----- RECORD EXTRACTS
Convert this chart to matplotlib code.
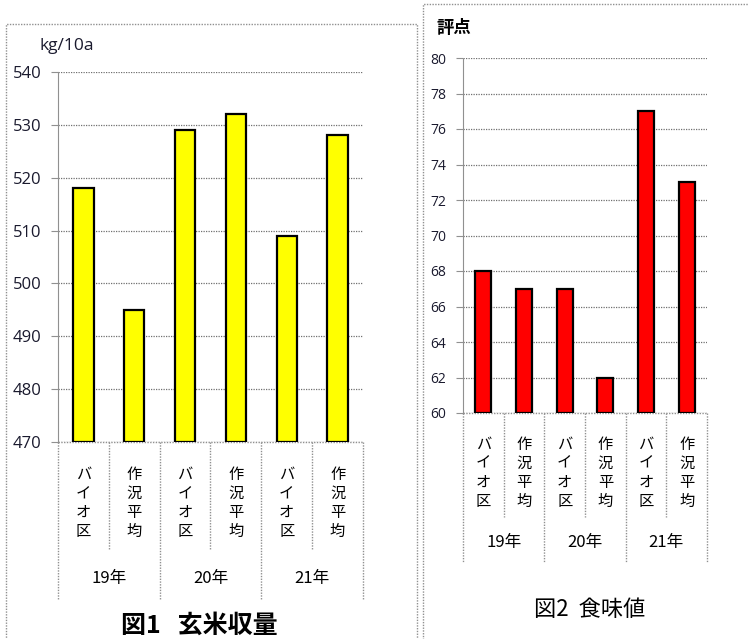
import matplotlib.pyplot as plt
from matplotlib.patches import Rectangle

plt.rcParams['font.family'] = ['Noto Sans CJK JP', 'DejaVu Sans']

# データ
plots = ['バイオ区', '作況平均', 'バイオ区', '作況平均', 'バイオ区', '作況平均']
years = ['19年', '20年', '21年']
yield_vals = [518, 495, 529, 532, 509, 528]
taste_vals = [68, 67, 67, 62, 77, 73]

W, H = 749, 639
fig = plt.figure(figsize=(W / 100, H / 100), dpi=100)


def px_axes(x0, y0, x1, y1):
    # ピクセル座標(左上原点)から軸を作る
    return fig.add_axes([x0 / W, 1 - y1 / H, (x1 - x0) / W, (y1 - y0) / H])


def frame(x0, y0, x1, y1):
    fig.patches.append(Rectangle((x0 / W, 1 - y1 / H), (x1 - x0) / W, (y1 - y0) / H,
                                 transform=fig.transFigure, fill=False,
                                 edgecolor='#909090', lw=1.0, ls=(0, (1, 1))))


def draw_panel(ax, vals, color, ylim, step, tick_fs, inner_bot, group_bot, cat_y, year_y):
    x = range(len(vals))
    ax.bar(x, [v - ylim[0] for v in vals], bottom=ylim[0], width=0.4,
           color=color, edgecolor='black', lw=1.6, zorder=3)
    ax.set_xlim(-0.5, len(vals) - 0.5)
    ax.set_ylim(*ylim)
    ticks = list(range(ylim[0], ylim[1] + 1, step))
    ax.set_yticks(ticks)
    ax.set_yticklabels([str(t) for t in ticks], fontsize=tick_fs, color='#1a1a2e',
                       family=['Open Sans', 'DejaVu Sans'])
    ax.set_xticks([])
    ax.yaxis.grid(True, color='#707070', lw=0.9, ls=(0, (1, 1)), zorder=0)
    for s in ['top', 'right', 'bottom']:
        ax.spines[s].set_visible(False)
    ax.spines['left'].set_color('#909090')
    ax.spines['left'].set_linestyle((0, (1, 1)))
    ax.tick_params(axis='y', length=5, color='#909090', pad=7)
    trans = ax.get_xaxis_transform()
    ax.plot([-0.5, len(vals) - 0.5], [0, 0], transform=trans, color='#909090',
            lw=1.0, ls=(0, (1, 1)), clip_on=False)
    for i in range(len(vals) + 1):
        xx = i - 0.5
        bot = group_bot if i % 2 == 0 else inner_bot
        ax.plot([xx, xx], [0, bot], transform=trans, color='#909090', lw=1.0,
                ls=(0, (1, 1)), clip_on=False)
    for i, lab in enumerate(plots):
        ax.text(i, cat_y, '\n'.join(lab), transform=trans, ha='center', va='center',
                fontsize=11, linespacing=1.15)
    for j, yr in enumerate(years):
        ax.text(2 * j + 0.5, year_y, yr, transform=trans, ha='center', va='center',
                fontsize=12)


# 図1 玄米収量
frame(6, 24, 417, 660)
ax1 = px_axes(58, 72, 363, 442)
draw_panel(ax1, yield_vals, '#ffff00', (470, 540), 10, 12, -0.292, -0.427, -0.165, -0.368)
fig.text(67 / W, 1 - 46 / H, 'kg/10a', fontsize=12.5, color='#1a1a2e',
         ha='center', va='center', family=['Open Sans', 'DejaVu Sans'])
fig.text(199 / W, 1 - 626 / H, '図1   玄米収量', fontsize=18, fontweight='bold',
         ha='center', va='center')

# 図2 食味値
frame(423, 4, 760, 660)
ax2 = px_axes(463, 58, 707, 413)
draw_panel(ax2, taste_vals, '#ff0000', (60, 80), 2, 10, -0.293, -0.423, -0.168, -0.366)
fig.text(454 / W, 1 - 28 / H, '評点', fontsize=12.5, fontweight='bold',
         ha='center', va='center')
fig.text(590 / W, 1 - 610 / H, '図2  食味値', fontsize=16,
         ha='center', va='center')

fig.savefig('out.png', dpi=100)
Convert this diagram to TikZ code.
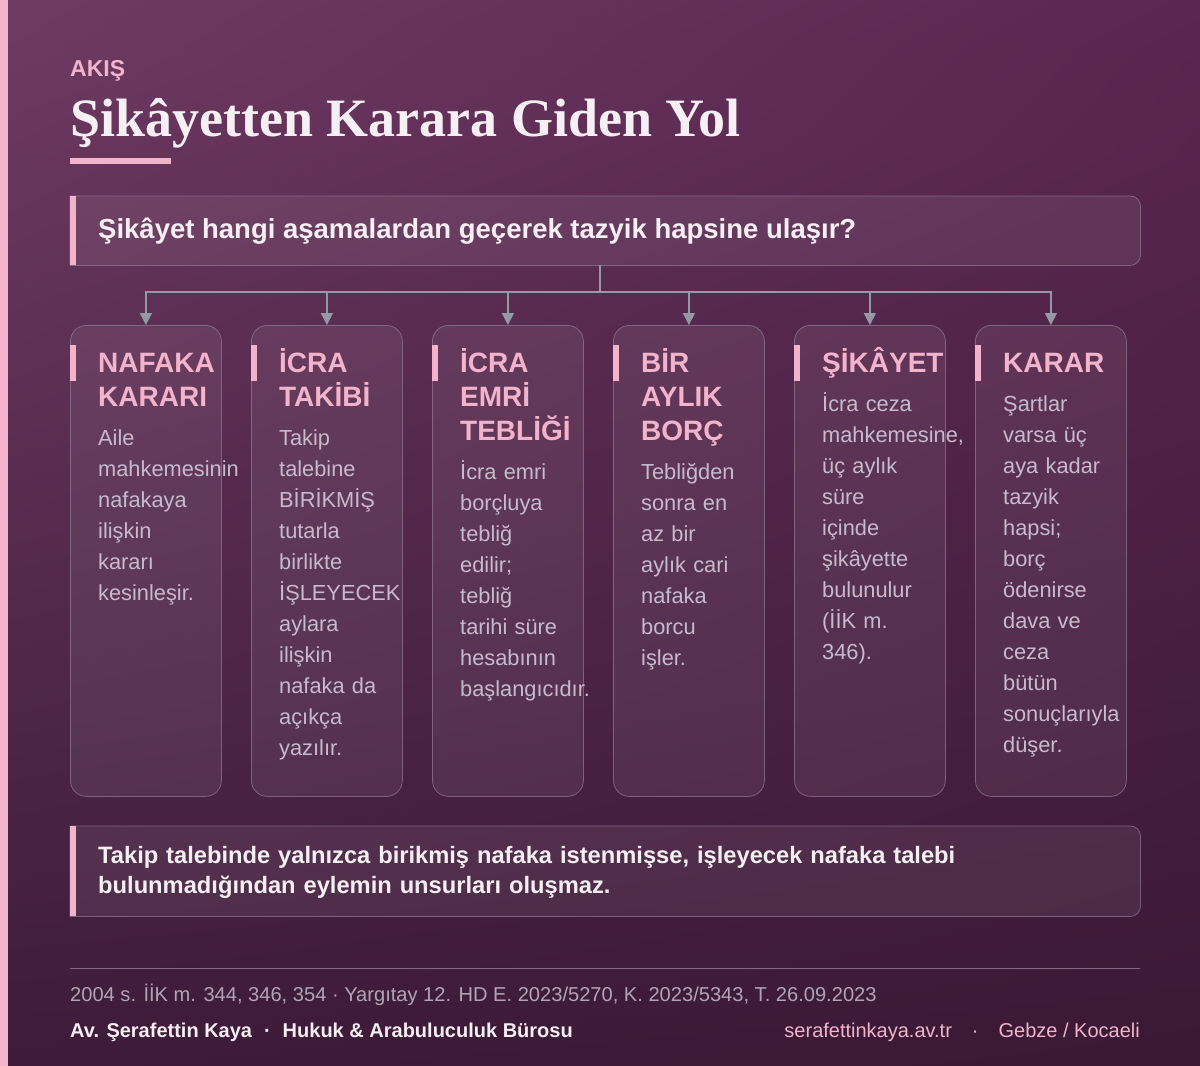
----------
# PROBLEM TO SOLVE
Emit the lines of the material exactly, from its first line to the line containing "edgecolor='#909090', lw=1.0, ls=(0, (1, 1))))", inclusive; leave every picture out.

# SOLVED EXERCISE
Convert this chart to matplotlib code.
import matplotlib.pyplot as plt
from matplotlib.patches import Rectangle

plt.rcParams['font.family'] = ['Noto Sans CJK JP', 'DejaVu Sans']

# データ
plots = ['バイオ区', '作況平均', 'バイオ区', '作況平均', 'バイオ区', '作況平均']
years = ['19年', '20年', '21年']
yield_vals = [518, 495, 529, 532, 509, 528]
taste_vals = [68, 67, 67, 62, 77, 73]

W, H = 749, 639
fig = plt.figure(figsize=(W / 100, H / 100), dpi=100)


def px_axes(x0, y0, x1, y1):
    # ピクセル座標(左上原点)から軸を作る
    return fig.add_axes([x0 / W, 1 - y1 / H, (x1 - x0) / W, (y1 - y0) / H])


def frame(x0, y0, x1, y1):
    fig.patches.append(Rectangle((x0 / W, 1 - y1 / H), (x1 - x0) / W, (y1 - y0) / H,
                                 transform=fig.transFigure, fill=False,
                                 edgecolor='#909090', lw=1.0, ls=(0, (1, 1))))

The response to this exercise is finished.